Late Years and Correspondence
Hesse's later decades were outwardly quiet. He gardened, painted, and wrote letters that counseled readers on literature, vocation, and the art of living. He had three sons from his first marriage, and his domestic life in Montagnola was sustained by the practical and intellectual partnership of Ninon Hesse. Publishers continued to position him centrally in postwar German letters; Suhrkamp in particular became associated with the careful stewardship of his work. Though never a joiner of movements, he was read intensely by younger generations, especially from the late 1950s onward. He died on August 9, 1962, in Montagnola.

Themes, Style, and Legacy
Across novels, poems, and essays, Hesse traced the dialectic of individual conscience and communal bonds. His protagonists wrestle with vocation: the artist who must break away without becoming destructive; the scholar who seeks wholeness beyond abstraction; the pilgrim who embraces the world while learning detachment. He fused German Romantic heritage with the insights of Buddhism, Hinduism, and Taoism, and with the psychological drama articulated by Jung.
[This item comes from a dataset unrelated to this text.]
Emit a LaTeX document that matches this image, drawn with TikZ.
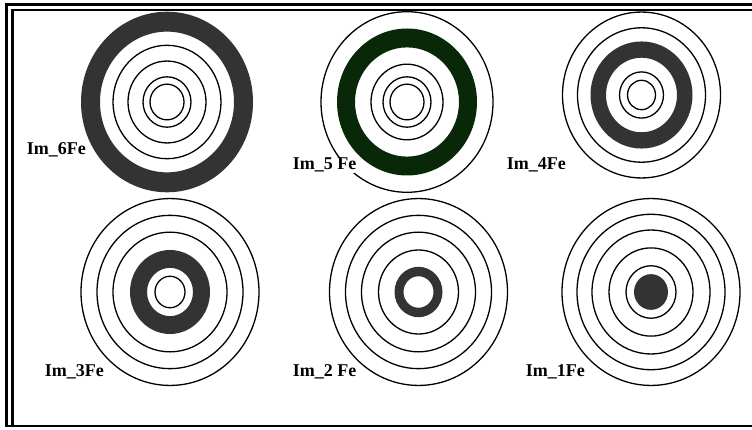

Music and landscape function in his pages as spiritual correlates; friendship appears as a testing ground for self-knowledge.

Hesse's reception has shifted with historical cycles. During the Weimar era he was a widely read moralist; during the Nazi period he became a Swiss-based advocate of humane culture; after 1945 he was honored as a master of European letters; and in the 1960s his work, notably Siddhartha and Steppenwolf, was rediscovered by readers searching for authenticity and nonviolence. The people who shaped his path, parents who embodied faith and learning, the Indologist grandfather Hermann Gundert, the supportive voices of Romain Rolland and Thomas Mann, the analytic perspectives of J. B. Lang and C. G. Jung, and the publishers S. Fischer and Peter Suhrkamp, stand within the biography as more than footnotes; they are the network through which a singular writer articulated, and refined, a modern spiritual humanism.